Penyair menutup puisinya dengan refleksi mendalam: bahwa modernitas di Indonesia tidak bisa dipisahkan dari budaya mistik yang mengakar. Untuk keluar dari permasalahan ini, masyarakat harus kembali memahami ajaran agama secara lebih murni, sebagaimana yang diajarkan oleh para Wali Sanga.
Puisi "Panorama Satu Asyura Parangkusuma" bukan sekadar kritik terhadap fenomena budaya klenik, tetapi juga refleksi mendalam tentang bagaimana masyarakat modern masih terjebak dalam praktik tradisional yang bertentangan dengan logika dan ajaran agama.

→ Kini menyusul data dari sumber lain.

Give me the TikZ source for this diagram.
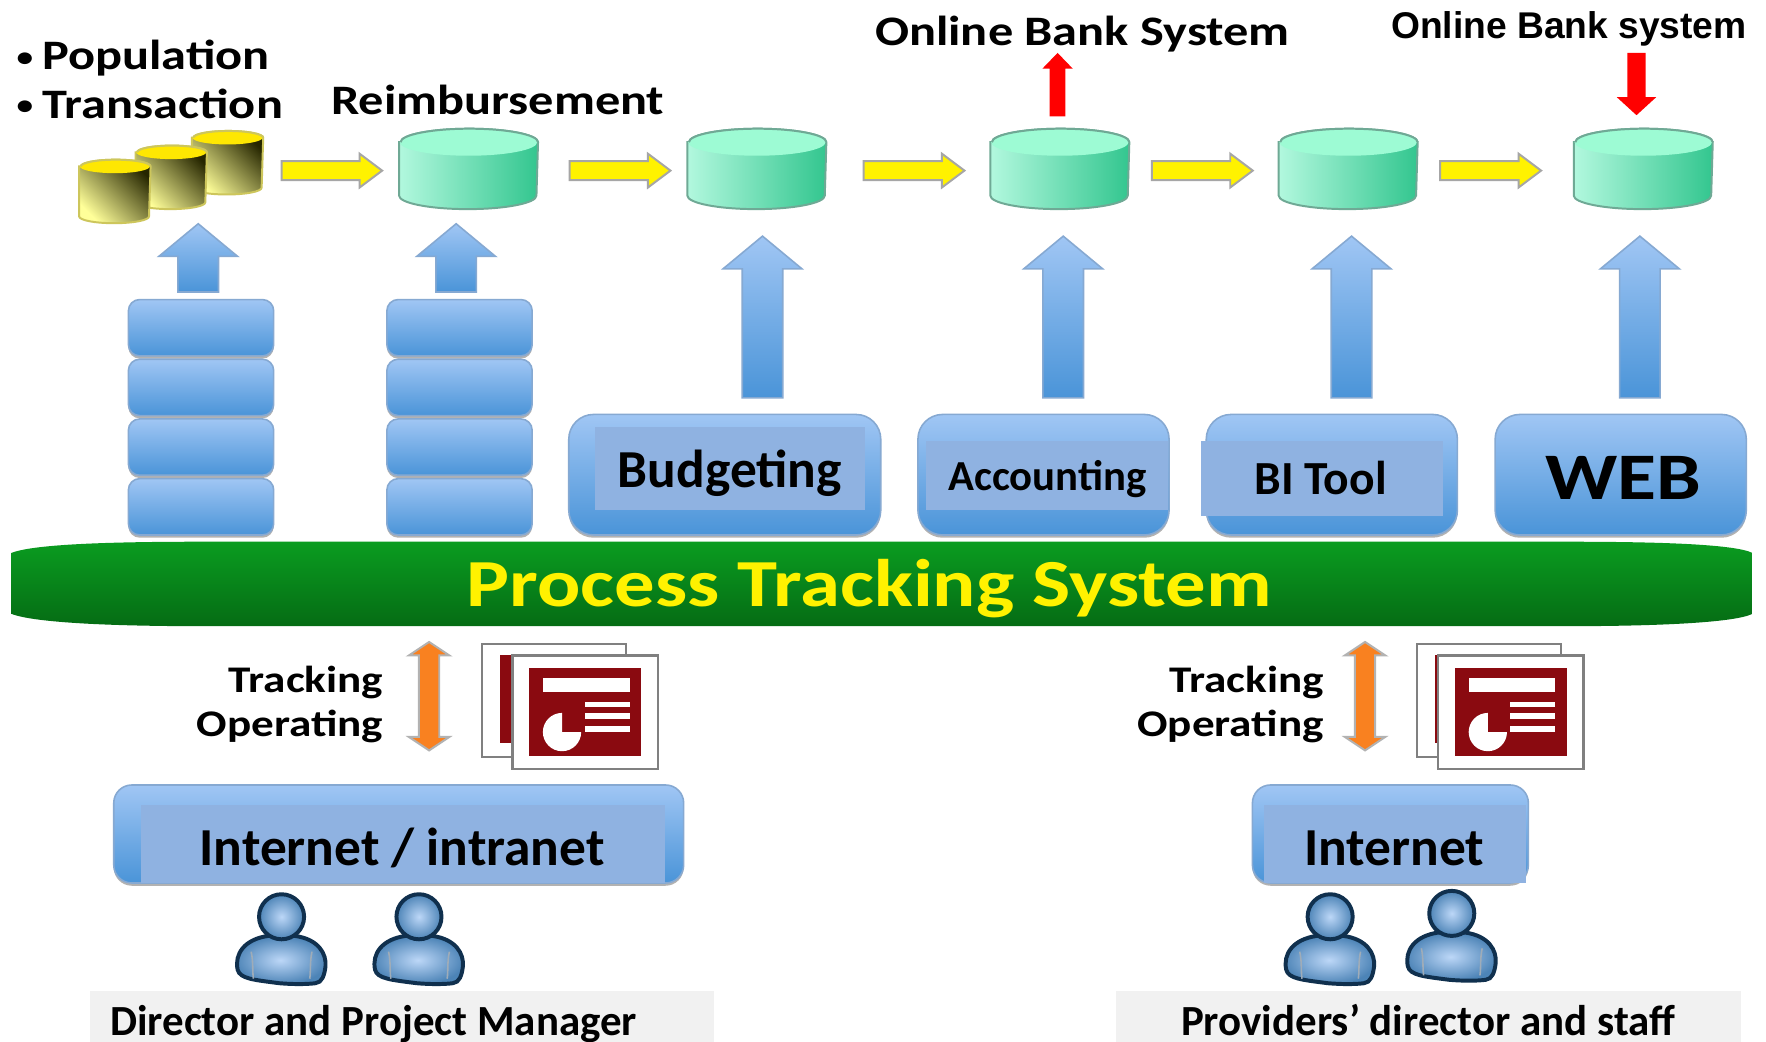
\documentclass[tikz,border=0pt]{standalone}
\usepackage{fontspec}
\setmainfont{Carlito}
\newfontfamily\wideface[FakeStretch=1.2]{Carlito}
\newfontfamily\arialface{Liberation Sans}
\usetikzlibrary{calc,shadows}
\definecolor{BoxTop}{HTML}{A0C6F4}
\definecolor{BoxBottom}{HTML}{4A94D8}
\definecolor{BoxEdge}{HTML}{86A9D2}
\definecolor{BoxInner}{HTML}{8FB2E1}
\definecolor{DbTop}{HTML}{9DFBD4}
\definecolor{DbLeft}{HTML}{B2F8DE}
\definecolor{DbMid}{HTML}{6CE3B9}
\definecolor{DbRight}{HTML}{33C68F}
\definecolor{DbEdge}{HTML}{6FA995}
\definecolor{BarTop}{HTML}{0A9C20}
\definecolor{BarBottom}{HTML}{056C14}
\definecolor{ArrowOrange}{HTML}{F98120}
\definecolor{SlideRed}{HTML}{8A0A10}
\definecolor{PersonEdge}{HTML}{10304E}
\definecolor{LabelGray}{HTML}{F1F1F1}
\newcommand{\dotmark}{\makebox[.23cm][l]{\raisebox{.035cm}{\fontsize{7}{7}\selectfont\textbullet}}}
\tikzset{
  blockarrow/.style n args={3}{to path={
    ($(\tikztostart)!#1!90:(\tikztotarget)$)
    -- ($(\tikztotarget)!#3!(\tikztostart)!#1!90:(\tikztotarget)$)
    -- ($(\tikztotarget)!#3!(\tikztostart)!#2!90:(\tikztotarget)$)
    -- (\tikztotarget)
    -- ($(\tikztotarget)!#3!(\tikztostart)!#2!-90:(\tikztotarget)$)
    -- ($(\tikztotarget)!#3!(\tikztostart)!#1!-90:(\tikztotarget)$)
    -- ($(\tikztostart)!#1!-90:(\tikztotarget)$) -- cycle}},
  twoheadarrow/.style n args={3}{to path={
    ($(\tikztostart)!#3!(\tikztotarget)!#1!90:(\tikztotarget)$)
    -- ($(\tikztotarget)!#3!(\tikztostart)!#1!90:(\tikztotarget)$)
    -- ($(\tikztotarget)!#3!(\tikztostart)!#2!90:(\tikztotarget)$)
    -- (\tikztotarget)
    -- ($(\tikztotarget)!#3!(\tikztostart)!#2!-90:(\tikztotarget)$)
    -- ($(\tikztotarget)!#3!(\tikztostart)!#1!-90:(\tikztotarget)$)
    -- ($(\tikztostart)!#3!(\tikztotarget)!#1!-90:(\tikztotarget)$)
    -- ($(\tikztostart)!#3!(\tikztotarget)!#2!-90:(\tikztotarget)$)
    -- (\tikztostart)
    -- ($(\tikztostart)!#3!(\tikztotarget)!#2!90:(\tikztotarget)$) -- cycle}},
  bluearrow/.style={blockarrow={.18cm}{.35cm}{.29cm},draw=BoxEdge,line width=.4pt,top color=BoxTop,bottom color=BoxBottom},
  yellowarrow/.style={blockarrow={.085cm}{.15cm}{.20cm},draw=gray!70,line width=.5pt,fill=yellow},
  redarrow/.style={draw=none,fill=red},
  orangearrow/.style={twoheadarrow={.09cm}{.18cm}{.12cm},draw=gray!60,line width=.5pt,fill=ArrowOrange},
  bluebox/.style={draw=BoxEdge,line width=.4pt,rounded corners=.1cm,top color=BoxTop,bottom color=BoxBottom,inner sep=0pt,
    drop shadow={shadow xshift=0pt,shadow yshift=-.7pt,opacity=.3,fill=black}},
  stackbox/.style={bluebox,minimum width=1.29cm,minimum height=.50cm},
  bigbox/.style={bluebox,rounded corners=.22cm,minimum width=2.23cm,minimum height=1.07cm},
  netbox/.style={bluebox,rounded corners=.16cm,minimum height=.87cm},
  innerbox/.style={fill=BoxInner,inner sep=0pt},
  greenbody/.style={left color=DbLeft,middle color=DbMid,right color=DbRight},
  yellowbody/.style={top color=yellow!40,middle color=yellow!45!black!70,bottom color=black!85!yellow,shading angle=135},
  toptext/.style={font=\wideface\fontsize{10.6}{13}\bfseries,inner sep=0pt},
  sidetext/.style={font=\wideface\fontsize{9.5}{12}\bfseries,inner sep=0pt,anchor=east},
  boxtext/.style={font=\fontsize{13.5}{15}\bfseries,inner sep=0pt},
  peopletext/.style={font=\fontsize{10.85}{13}\bfseries,inner sep=0pt,anchor=base},
  graylabel/.style={fill=LabelGray,inner sep=0pt,minimum height=.45cm},
  pics/person/.style={code={
    \shade[draw=PersonEdge,line width=1pt,inner color=BoxTop!70!white,outer color=BoxBottom!70!PersonEdge!90]
      (-.12,-.17) .. controls (-.33,-.20) and (-.42,-.33) .. (-.39,-.47)
      .. controls (-.37,-.55) and (-.25,-.56) .. (-.02,-.59)
      .. controls (.10,-.60) and (.22,-.60) .. (.30,-.59)
      .. controls (.36,-.585) and (.38,-.52) .. (.39,-.44)
      .. controls (.40,-.33) and (.33,-.20) .. (.12,-.17) -- cycle;
    \shade[draw=PersonEdge,line width=1pt,inner color=BoxTop!70!white,outer color=BoxBottom!70!PersonEdge!90]
      (0,0) circle (.20);
    \draw[PersonEdge!40,line width=.4pt] (-.27,-.31) .. controls (-.25,-.40) and (-.26,-.48) .. (-.25,-.55);
    \draw[PersonEdge!40,line width=.4pt] (.27,-.31) .. controls (.25,-.40) and (.26,-.48) .. (.25,-.55);
  }},
  pics/slideicon/.style 2 args={code={
    \draw[gray,line width=.6pt,fill=white] (-#1,.10) rectangle ++(1.28,-1.00);
    \fill[SlideRed] (-#2,-.00) rectangle (0,-.78);
    \draw[gray,line width=.6pt,fill=white] (0,0) rectangle (1.29,-1.01);
    \fill[SlideRed] (.15,-.11) rectangle (1.14,-.89);
    \fill[white] (.27,-.20) rectangle (1.04,-.32);
    \fill[white] (.64,-.41) rectangle (1.04,-.46);
    \fill[white] (.64,-.51) rectangle (1.04,-.56);
    \fill[white] (.64,-.63) rectangle (1.04,-.68);
    \fill[white] (.44,-.68) -- ++(0:.17) arc (0:-270:.17) -- cycle;
  }},
}
\newcommand{\dbbody}[6]{
    \shade[#2,draw=#4,line width=.5pt] ([yshift=-#6]#1.north west) -- ([yshift=#6]#1.south west)
        arc[start angle=180,end angle=360,x radius=#5,y radius=#6] -- ([yshift=-#6]#1.north east)
        arc[start angle=0,end angle=180,x radius=#5,y radius=#6] -- cycle;
    \fill[#3] ([yshift=-#6]#1.north) ellipse [x radius=#5,y radius=#6];
    \draw[#4,line width=.5pt] ([yshift=-#6]#1.north east) arc[start angle=0,end angle=180,x radius=#5,y radius=#6];
}
\newcommand{\greendb}[2]{
    \node[inner sep=0pt,minimum width=1.22cm,minimum height=.70cm] (#1) at (#2) {};
    \dbbody{#1}{greenbody}{DbTop}{DbEdge}{.61cm}{.12cm}
}
\newcommand{\yellowdb}[2]{
    \node[inner sep=0pt,minimum width=.62cm,minimum height=.55cm] (#1) at (#2) {};
    \dbbody{#1}{yellowbody}{yellow!90!orange}{yellow!55!gray}{.31cm}{.06cm}
}
\begin{document}
\begin{tikzpicture}
    \useasboundingbox (0,0) rectangle (15.68,9.25);
    \fill[white] (0,0) rectangle (15.68,9.25);

    \node[toptext,anchor=west] (population) at (.14,8.73) {\dotmark Population};
    \node[toptext,anchor=west] (transaction) at (.14,8.33) {\dotmark Transaction};
    \node[toptext] (reimburse) at (4.42,8.36) {Reimbursement};
    \node[toptext] (bankOut) at (9.61,8.95) {Online Bank System};
    \node[toptext,font=\arialface\fontsize{9.4}{11}\bfseries] (bankIn) at (13.93,8.99) {Online Bank system};

    \yellowdb{ydbC}{2.02,7.805}
    \yellowdb{ydbB}{1.52,7.675}
    \yellowdb{ydbA}{1.02,7.55}
    \greendb{dbReimb}{4.16,7.75}
    \greendb{dbBudget}{6.72,7.75}
    \greendb{dbAccount}{9.41,7.75}
    \greendb{dbTool}{11.97,7.75}
    \greendb{dbWeb}{14.59,7.75}

    \coordinate (popStart) at (2.50,7.735);
    \draw[yellowarrow] (popStart) to ([xshift=-.15cm]dbReimb.west |- popStart);
    \draw[yellowarrow] ([xshift=.28cm]dbReimb.east |- popStart) to ([xshift=-.15cm]dbBudget.west |- popStart);
    \draw[yellowarrow] ([xshift=.33cm]dbBudget.east |- popStart) to ([xshift=-.23cm]dbAccount.west |- popStart);
    \draw[yellowarrow] ([xshift=.20cm]dbAccount.east |- popStart) to ([xshift=-.23cm]dbTool.west |- popStart);
    \draw[yellowarrow] ([xshift=.20cm]dbTool.east |- popStart) to ([xshift=-.29cm]dbWeb.west |- popStart);

    \foreach \n/\y in {1/6.34,2/5.81,3/5.28,4/4.75}{
        \node[stackbox] (stackA\n) at (1.785,\y) {};
        \node[stackbox] (stackB\n) at (4.08,\y) {};
    }

    \node[bigbox,minimum width=2.77cm] (budget) at (6.435,5.035) {};
    \node[innerbox,minimum width=2.40cm,minimum height=.74cm] (budgetIn) at (6.48,5.09) {};
    \node[boxtext] (budgetText) at (6.48,5.05) {Budgeting};

    \node[bigbox] (account) at (9.265,5.035) {};
    \node[innerbox,minimum width=2.15cm,minimum height=.61cm] (accountIn) at (9.295,5.025) {};
    \node[boxtext,font=\fontsize{10.8}{13}\bfseries] (accountText) at (9.30,5.00) {Accounting};

    \node[bigbox] (tool) at (11.825,5.035) {};
    \node[innerbox,minimum width=2.15cm,minimum height=.66cm] (toolIn) at (11.735,5.00) {};
    \node[boxtext,font=\fontsize{12}{13}\bfseries] (toolText) at (11.725,5.01) {BI Tool};

    \node[bigbox] (web) at (14.39,5.035) {};
    \node[boxtext,font=\wideface\fontsize{16.8}{20}\bfseries] (webText) at (14.41,5.01) {WEB};

    \draw[bluearrow] ([xshift=-.025cm,yshift=.06cm]stackA1.north) to ([xshift=.24cm,yshift=-.13cm]ydbB.south);
    \draw[bluearrow] ([xshift=-.03cm,yshift=.06cm]stackB1.north) to ([xshift=-.11cm,yshift=-.13cm]dbReimb.south);
    \draw[bluearrow] ([xshift=.335cm,yshift=.14cm]budget.north) to ([xshift=.05cm,yshift=-.24cm]dbBudget.south);
    \draw[bluearrow] ([xshift=.175cm,yshift=.14cm]account.north) to ([xshift=.03cm,yshift=-.24cm]dbAccount.south);
    \draw[bluearrow] ([xshift=.175cm,yshift=.14cm]tool.north) to ([xshift=.03cm,yshift=-.24cm]dbTool.south);
    \draw[bluearrow] ([xshift=.17cm,yshift=.14cm]web.north) to ([xshift=-.03cm,yshift=-.24cm]dbWeb.south);

    \coordinate (bankOutTip) at (9.39,8.78);
    \coordinate (bankInTail) at (14.53,8.78);
    \draw[redarrow,blockarrow={.07cm}{.135cm}{.14cm}] ([xshift=-.02cm,yshift=.11cm]dbAccount.north) to (bankOutTip);
    \draw[redarrow,blockarrow={.08cm}{.175cm}{.16cm}] (bankInTail) to ([xshift=-.06cm,yshift=.12cm]dbWeb.north);

    \shade[top color=BarTop,bottom color=BarBottom]
        (.10,4.34) .. controls (.30,4.42) and (1.00,4.44) .. (1.80,4.44) -- (13.90,4.44)
        .. controls (14.70,4.44) and (15.40,4.42) .. (15.56,4.34) -- (15.56,3.80)
        .. controls (15.40,3.72) and (14.70,3.69) .. (13.90,3.69) -- (1.80,3.69)
        .. controls (1.00,3.69) and (.30,3.72) .. (.10,3.80) -- cycle;
    \node[font=\wideface\fontsize{17}{21}\bfseries,text=yellow,inner sep=0pt] (trackSys) at (7.72,4.02) {Process Tracking System};

    \node[netbox,minimum width=5.06cm] (intranet) at (3.54,1.845) {};
    \node[innerbox,minimum width=4.65cm,minimum height=.69cm] (intranetIn) at (3.575,1.755) {};
    \node[boxtext] (intranetText) at (3.57,1.72) {Internet / intranet};
    \node[netbox,minimum width=2.45cm] (internet) at (12.345,1.845) {};
    \node[innerbox,minimum width=2.33cm,minimum height=.69cm] (internetIn) at (12.385,1.755) {};
    \node[boxtext] (internetText) at (12.38,1.72) {Internet};

    \node[sidetext] (trackA) at (3.41,3.19) {Tracking};
    \node[sidetext] (operA) at (3.41,2.80) {Operating};
    \node[sidetext] (trackB) at (11.76,3.19) {Tracking};
    \node[sidetext] (operB) at (11.76,2.80) {Operating};

    \coordinate (orangeTopA) at (3.81,3.55);
    \coordinate (orangeTopB) at (12.12,3.55);
    \draw[orangearrow] (orangeTopA) to ([yshift=.30cm]intranet.north -| orangeTopA);
    \draw[orangearrow] (orangeTopB) to ([yshift=.30cm]internet.north -| orangeTopB);

    \pic at (4.55,3.43) {slideicon={.27}{.11}};
    \pic at (12.77,3.43) {slideicon={.19}{.03}};

    \pic (personA) at (2.50,1.11) {person};
    \pic (personB) at (3.72,1.11) {person};
    \pic (personC) at (11.81,1.11) {person};
    \pic (personD) at (12.89,1.14) {person};

    \node[graylabel,minimum width=5.54cm] (directorBar) at (3.57,.225) {};
    \node[peopletext,anchor=base west] (directorText) at (.97,.055) {Director and Project Manager};
    \node[graylabel,minimum width=5.55cm] (providerBar) at (12.685,.225) {};
    \node[peopletext] (providerText) at (12.68,.055) {Providers’ director and staff};
\end{tikzpicture}
\end{document}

Karya: Ragil Suwarna Pragolapati
Biodata Ragil Suwarna Pragolapati:
- Ragil Suwarna Pragolapati lahir di Pati, pada tanggal 22 Januari 1948.
- Ragil Suwarna Pragolapati dinyatakan menghilang di Parangtritis, Yogyakarta, pada tanggal 15 Oktober 1990.
- Ragil Suwarna Pragolapati menghilang saat pergi bersemadi ke Gunung Semar. Dalam perjalanan pulang dari kaki Gunung Semar menuju Gua Langse (beliau berjalan di belakang murid-muridnya) tiba-tiba menghilang. Awalnya murid-muridnya menganggap hal tersebut sebagai kejadian biasa karena orang sakti lumrah bisa menghilang. Namun, setelah tiga hari tiga malam tidak kunjung pulang dan dicari ke mana-mana tidak diketemukan. Tidak jelas keberadaannya sampai sekarang, apakah beliau masih hidup atau sudah meninggal.
- Dikutip dari Leksikon Susastra Indonesia (2000), pada masa awal Orde Baru, Ragil Suwarna Pragolapati pernah ditahan tanpa proses pengadilan karena melakukan demonstrasi.
- Ragil Suwarna Pragolapati sering terlibat dalam aksi protes. Berikut beberapa aksi yang pernah diikuti: Menggugat Mashuri, S.H., Menteri PK, 1968. Memprotes Pemda Yogya, kasus Judi, 1968. Menggugat manipulasi dan korupsi, 1970-1971. Aksi memprotes Golkarisasi, 1970-1972. Memprotes Taman Mini Indonesia Indah (TMII), 1971-1972. Aksi menggugat SPP, 1971-1972. Aksi menolak televisi warna, 1971-1973. Aksi menolak komoditas Jepang, 1971-1974. Protes breidel pers 1977-1978.